L es journalistes ne peuvent en aucun cas prétendre à l’innocence. À chaque minute ils choisissent, tranchent, taisent ou valorisent des faits. Une ou plusieurs fois par jour, ils mettent en forme une information en sélectionnant des mots, des formules, des mises en page. Leur métier, c’est de définir ce qui ferait sens au détriment ce qui serait anodin. Lorsqu’on a ces responsabilités-là, on ne peut s’abriter derrière la formule « responsable mais pas coupable  ». Il est donc logique qu’en démocratie, le travail des journalistes soit examiné à la loupe, discuté, voire contesté.

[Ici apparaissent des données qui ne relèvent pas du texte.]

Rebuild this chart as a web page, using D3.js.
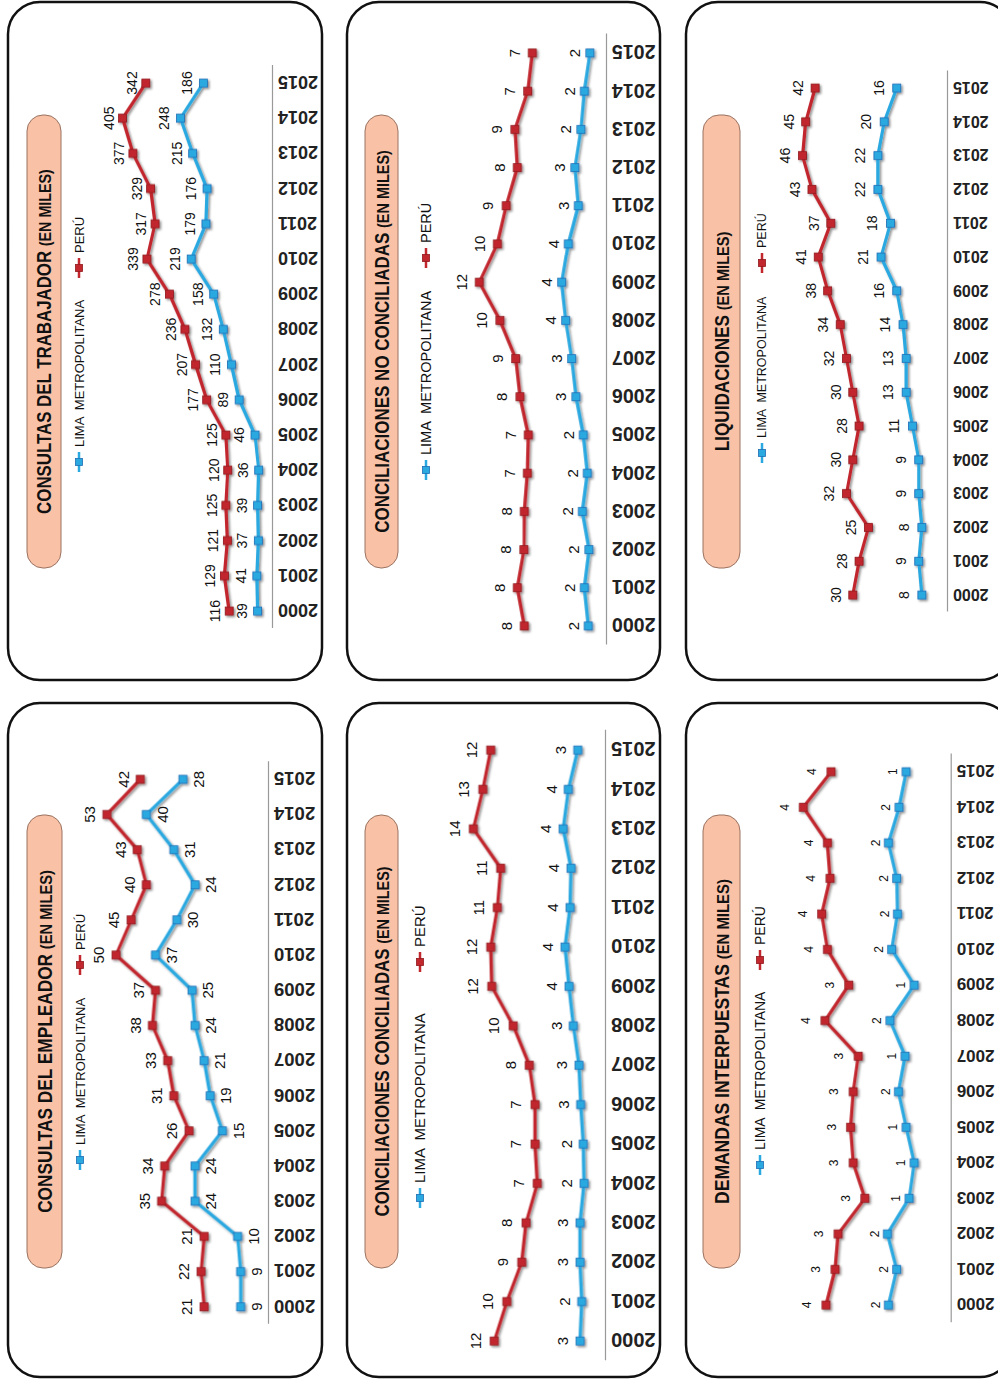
<!DOCTYPE html>
<html><head><meta charset="utf-8">
<script src="https://cdn.jsdelivr.net/npm/d3@7"></script>
<style>body{margin:0;background:#fff}svg{display:block}text{font-family:"Liberation Sans",Arial,sans-serif}</style>
</head><body><svg id="c" width="998" height="1379"></svg>
<script>
const years = ["2000","2001","2002","2003","2004","2005","2006","2007","2008","2009","2010","2011","2012","2013","2014","2015"];

// Consultas del trabajador (miles)
const trabajadorPeru = [116,129,121,125,120,125,177,207,236,278,339,317,329,377,405,342];
const trabajadorLima = [39,41,37,39,36,46,89,110,132,158,219,179,176,215,248,186];
// Conciliaciones no conciliadas (miles)
const noConciliadasPeru = [7.74,8.4,7.77,7.74,7.45,7.36,8.14,8.55,10.04,12.0,10.29,9.45,8.4,8.62,7.41,6.98];
const noConciliadasLima = [1.68,2.05,1.61,2.24,1.77,2.15,2.84,3.25,3.82,4.2,3.57,2.62,2.94,2.37,2.05,1.52];
// Liquidaciones (miles)
const liquidacionesPeru = [30,28,25,32,30,28,30,32,34,38,41,37,43,46,45,42];
const liquidacionesLima = [8,9,8,9,9,11,13,13,14,16,21,18,22,22,20,16];
// Consultas del empleador (miles)
const empleadorPeru = [21,22,21,35,34,26,31,33,38,37,50,45,40,43,53,42];
const empleadorLima = [9,9,10,24,24,15,19,21,24,25,37,30,24,31,40,28];
// Conciliaciones conciliadas (miles)
const conciliadasPeru = [11.78,10.45,8.86,8.4,7.2,7.45,7.45,8.05,9.76,12.05,12.16,11.45,11.1,14.0,13.0,12.16];
const conciliadasLima = [2.66,2.48,2.66,2.66,2.23,2.31,2.59,2.77,3.37,3.83,4.26,3.72,3.62,4.45,3.9,2.9];
// Demandas interpuestas (miles)
const demandasPeru = [3.72,3.45,3.36,2.56,2.91,2.99,2.91,2.76,3.75,3.04,3.68,3.85,3.6,3.68,4.4,3.57];
const demandasLima = [1.86,1.61,1.89,1.24,1.09,1.33,1.56,1.36,1.81,1.09,1.76,1.59,1.61,1.86,1.54,1.33];

const titles = ["CONSULTAS DEL TRABAJADOR","CONCILIACIONES NO CONCILIADAS","LIQUIDACIONES","CONSULTAS DEL EMPLEADOR","CONCILIACIONES CONCILIADAS","DEMANDAS INTERPUESTAS"];
const subtitle = "(EN MILES)";
const legendLabels = ["LIMA  METROPOLITANA","PERÚ"];

const RED = "#c1272d", RED_D = "#8f1a1f", BLUE = "#2aa8e0", BLUE_D = "#1f6db5";

const panels = [
 {box:[8,2,322,680], tbox:[27,115,61,568], tlen:345, axisX:272, y0:611, step:35.2, yMax:450, H:166, peru:trabajadorPeru, lima:trabajadorLima, lbl:14, offR:-14, offB:-16, yf:18, leg:{x:79, lima:462, peru:268, size:13}},
 {box:[347,2,660,680], tbox:[365,115,398,568], tlen:383, axisX:606, y0:626, step:38.2, yMax:14, H:147.8, peru:noConciliadasPeru, lima:noConciliadasLima, lbl:15, offR:-18, offB:-15, yf:19.5, leg:{x:426, lima:470, peru:258, size:14.5}},
 {box:[686,2,1012,680], tbox:[703,115,740,568], tlen:220, axisX:947, y0:595, step:33.8, yMax:50, H:157, peru:liquidacionesPeru, lima:liquidacionesLima, lbl:14, offR:-17, offB:-18, yf:16, leg:{x:762, lima:453, peru:263, size:12.5}},
 {box:[8,703,322,1377], tbox:[27,815,62,1268], tlen:343, axisX:268, y0:1306.7, step:35.16, yMax:60, H:182.4, peru:empleadorPeru, lima:empleadorLima, lbl:15, offR:-17, offB:16, yf:18.5, leg:{x:80, lima:1160, peru:965, size:13}},
 {box:[347,703,660,1377], tbox:[365,815,398,1268], tlen:350, axisX:605, y0:1341, step:39.4, yMax:16, H:150.4, peru:conciliadasPeru, lima:conciliadasLima, lbl:15, offR:-19, offB:-17, yf:20, leg:{x:420, lima:1198, peru:962, size:15}},
 {box:[686,703,1012,1377], tbox:[703,815,740,1268], tlen:325, axisX:950.7, y0:1305, step:35.55, yMax:5, H:167.5, peru:demandasPeru, lima:demandasLima, lbl:12, offR:-19, offB:-13, yf:17, leg:{x:760, lima:1165, peru:960, size:14}}
];

const svg = d3.select("#c");
const defs = svg.append("defs");
const f = defs.append("filter").attr("id","sh").attr("x","-20%").attr("y","-20%").attr("width","140%").attr("height","140%");
f.append("feDropShadow").attr("dx",-1.6).attr("dy",1.6).attr("stdDeviation",1.3).attr("flood-color","#000").attr("flood-opacity",0.45);

const fmt = d3.format(".0f");
const MS = 8;

panels.forEach((p, i) => {
  const g = svg.append("g");
  g.append("rect").attr("x",p.box[0]).attr("y",p.box[1]).attr("width",p.box[2]-p.box[0]).attr("height",p.box[3]-p.box[1])
    .attr("rx",32).attr("fill","#fff").attr("stroke","#111").attr("stroke-width",2.5);
  const tb = p.tbox;
  g.append("rect").attr("x",tb[0]).attr("y",tb[1]).attr("width",tb[2]-tb[0]).attr("height",tb[3]-tb[1])
    .attr("rx",16).attr("fill","#f9c2a7").attr("stroke","#9a7260").attr("stroke-width",1);
  const cx = (tb[0]+tb[2])/2, cy = (tb[1]+tb[3])/2;
  const tt = g.append("text").attr("text-anchor","middle").attr("font-weight","bold")
    .attr("font-family","'Liberation Sans Narrow','DejaVu Sans Condensed',sans-serif").attr("fill","#111");
  tt.append("tspan").attr("font-size",20).text(titles[i] + " ");
  tt.append("tspan").attr("font-size",17).text(subtitle);
  const L = tt.node().getComputedTextLength();
  tt.attr("transform",`translate(${cx + 7},${cy}) rotate(-90) scale(${p.tlen/L},1)`);

  const legItems = [{label:legendLabels[0], y:p.leg.lima, c:BLUE, cd:BLUE_D},{label:legendLabels[1], y:p.leg.peru, c:RED, cd:RED_D}];
  legItems.forEach(it => {
    const lg = g.append("g").attr("transform",`translate(${p.leg.x},${it.y}) rotate(-90)`);
    lg.append("line").attr("x1",-10).attr("x2",10).attr("stroke",it.c).attr("stroke-width",2.5);
    lg.append("rect").attr("x",-3.5).attr("y",-3.5).attr("width",7).attr("height",7).attr("fill",it.c).attr("stroke",it.cd).attr("stroke-width",0.8);
    lg.append("text").attr("x",15).attr("dy","0.35em").attr("font-size",p.leg.size).attr("fill","#111")
      .style("white-space","pre").text(it.label);
  });

  const W = p.step * years.length;
  const yBottom = p.y0 + p.step/2;
  const cg = g.append("g").attr("transform",`translate(${p.axisX - p.H},${yBottom}) rotate(-90)`);
  const x = d3.scalePoint().domain(years).range([0, W]).padding(0.5);
  const y = d3.scaleLinear().domain([0, p.yMax]).range([p.H, 0]);

  const ax = cg.append("g").attr("transform",`translate(0,${p.H})`).call(d3.axisBottom(x).tickSize(0).tickSizeOuter(0));
  ax.select(".domain").attr("stroke","#999").attr("stroke-width",1.2);
  ax.selectAll("text").attr("transform","rotate(-90)").attr("x",-6).attr("y",0).attr("dy","0.36em")
    .attr("text-anchor","end").attr("font-size",p.yf).attr("font-weight","bold").attr("fill","#222")
    .attr("font-family","'Liberation Sans',Arial,sans-serif");

  const series = [{vals:p.lima, c:BLUE, cd:BLUE_D, off:p.offB},{vals:p.peru, c:RED, cd:RED_D, off:p.offR}];
  series.forEach(s => {
    const data = years.map((yr,k)=>({yr, v:s.vals[k]}));
    const sg = cg.append("g").attr("filter","url(#sh)");
    sg.append("path").datum(data).attr("fill","none").attr("stroke",s.c).attr("stroke-width",3.2)
      .attr("stroke-linejoin","round").attr("d", d3.line().x(d=>x(d.yr)).y(d=>y(d.v)));
    sg.selectAll("rect").data(data).join("rect")
      .attr("x",d=>x(d.yr)-MS/2).attr("y",d=>y(d.v)-MS/2).attr("width",MS).attr("height",MS)
      .attr("fill",s.c).attr("stroke",s.cd).attr("stroke-width",0.8);
    cg.append("g").selectAll("text").data(data).join("text")
      .attr("x",d=>x(d.yr)).attr("y",d=>y(d.v)+s.off).attr("dy","0.35em").attr("text-anchor","middle")
      .attr("font-size",p.lbl).attr("fill","#111").text(d=>fmt(d.v));
  });
});
</script></body></html>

Refuser aux acteurs sociaux et politiques, aux citoyens de remettre en cause leur rendu du temps qui court serait une faute. Pour autant, ils n’ont pas à devenir les boucs émissaires tout désignés dès que le monde ne tourne pas au gré des puissants. La chose est dite. Mais peut-on considérer comme sans importance trois remarques contre la presse entendues ces derniers jours ? La première est celle de Madame Bruni-Sarkozy qui a déclaré « tout en douceur » que « le monde médiatico-politique est absolument violent », que c’est un monde qu’elle n’apprécie pas et qu’elle le « trouve injuste et assez incompétent ». La deuxième est celle du député européen Jean-Luc Mélenchon qui, parlant des journalistes, les a qualifiés de « sale corporation de voyeuristes », de « métier pourri » puis de «  talibans professionnels ». La troisième est celle des blogs catholiques qui défendent Benoît XVI dans la polémique sur la question de la pédophilie dans l’Église catholique et qui, parlant des professionnels de l’information, évoquent pour l’un d’entre eux les « pharisiens médiatiques ». N’en jetez plus !

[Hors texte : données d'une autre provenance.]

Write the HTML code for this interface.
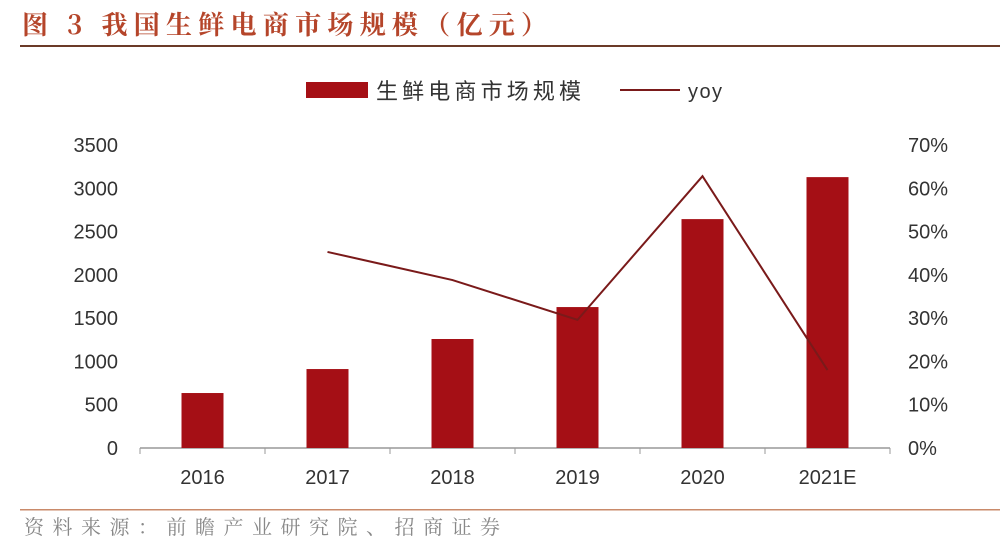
<!DOCTYPE html>
<html><head><meta charset="utf-8"><style>
body{margin:0;background:#fff;width:1000px;height:551px;overflow:hidden;font-family:"Liberation Sans","Noto Sans CJK SC",sans-serif;}
</style></head><body>
<svg width="1000" height="551" xmlns="http://www.w3.org/2000/svg">
<text x="22" y="34" font-size="26" font-weight="bold" fill="#b5452a" textLength="525" lengthAdjust="spacing" font-family="'Noto Serif CJK SC','Noto Sans CJK SC',sans-serif">图 3 我国生鲜电商市场规模（亿元）</text>
<rect x="20" y="45" width="980" height="2" fill="#6b3a28"/>
<rect x="306" y="82" width="62" height="16" fill="#a50f15"/>
<text x="376" y="99" font-size="22" fill="#333" textLength="205" lengthAdjust="spacing">生鲜电商市场规模</text>
<line x1="620" y1="90" x2="680" y2="90" stroke="#7a1a1a" stroke-width="2"/>
<text x="688" y="98" font-size="20" fill="#333" textLength="34" lengthAdjust="spacing">yoy</text>
<g id="axes"></g>
<g id="marks"></g>
<rect x="20" y="509" width="980" height="1.5" fill="#c98a6a"/>
<text x="24" y="534" font-size="20" fill="#888" textLength="476" lengthAdjust="spacing" font-family="'Noto Serif CJK SC',serif">资料来源：前瞻产业研究院、招商证券</text>
</svg>
<script>
const categories=["2016","2017","2018","2019","2020","2021E"];
const marketSize=[635,912,1259,1628,2644,3129];
const yoy=[null,45.3,38.8,29.6,62.8,18];
const leftTicks=[0,500,1000,1500,2000,2500,3000,3500];
const rightTicks=[0,10,20,30,40,50,60,70];
const NS="http://www.w3.org/2000/svg";
const x0=140,x1=890,y0=448,y1=145;
const band=(x1-x0)/categories.length;
const xc=i=>x0+band*(i+0.5);
const yL=v=>y0-(v/3500)*(y0-y1);
const yR=v=>y0-(v/70)*(y0-y1);
function mk(tag,attrs,parent){const e=document.createElementNS(NS,tag);for(const k in attrs)e.setAttribute(k,attrs[k]);parent.appendChild(e);return e;}
const ax=document.getElementById('axes'),mg=document.getElementById('marks');
leftTicks.forEach(t=>{const e=mk('text',{x:118,y:yL(t)+7,'font-size':20,fill:'#333','text-anchor':'end'},ax);e.textContent=t;

});
rightTicks.forEach(t=>{const e=mk('text',{x:908,y:yR(t)+7,'font-size':20,fill:'#333'},ax);e.textContent=t+'%';

});
const base=mk('line',{x1:x0,y1:y0,x2:x1,y2:y0,stroke:'#999','stroke-width':1.5},ax);


categories.forEach((c,i)=>{
const tk=mk('line',{x1:x0+band*i,y1:y0,x2:x0+band*i,y2:y0+6,stroke:'#999'},ax);


const e=mk('text',{x:xc(i),y:y0+36,'font-size':20,fill:'#333','text-anchor':'middle'},ax);e.textContent=c;


const b=mk('rect',{x:xc(i)-21,y:yL(marketSize[i]),width:42,height:y0-yL(marketSize[i]),fill:'#a50f15'},mg);


});
const tk2=mk('line',{x1:x1,y1:y0,x2:x1,y2:y0+6,stroke:'#999'},ax);


const pts=[];yoy.forEach((v,i)=>{if(v!==null)pts.push(xc(i)+','+yR(v));});
const pl=mk('polyline',{points:pts.join(' '),fill:'none',stroke:'#7a1a1a','stroke-width':2},mg);


</script>
</body></html>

Incompétence, métier pourri, pharisiens médiatiques, c’est beaucoup pour une seule profession. Profession qui a pour particularité d’être d’abord une liberté publique. Liberté publique suffisamment importante pour que des élus de la République ou l’épouse du chef de l’État pensent qu’elle est à défendre avant que d’être à condamner. Dans le fonctionnement de la démocratie, la grande presse généraliste a ses responsabilités. C’est indiscutable. Mais elle n’est jamais la cause des événements. Elle s’inscrit dans une relation complexe et compliquée - du fait qu’elle est aussi une industrie - entre deux acteurs majeurs : les citoyens et les politiques. Et lorsqu’un et l’autre ou l’un ou l’autre est en crise, la presse peut l’être aussi dans le récit qu’elle fait de l’actualité. Dans les trois cas que nous avons évoqués, les « médias » comme ils disent sont tour à tour : pas à la hauteur, un « ennemi de classe » et des « cathophobes ».

Trop, c’est trop. Si les citoyens ne répondent pas aux appels des urnes, la faute est au moins partagée entre les politiques et les journalistes. Si l’Église est aujourd’hui sur la sellette, c’est en raison de son retard à réagir et pas uniquement du fait d’articles de journaux.

À ne pas voir la poutre qu’on a dans l’oeil, on ne voit que la paille dans celui du voisin.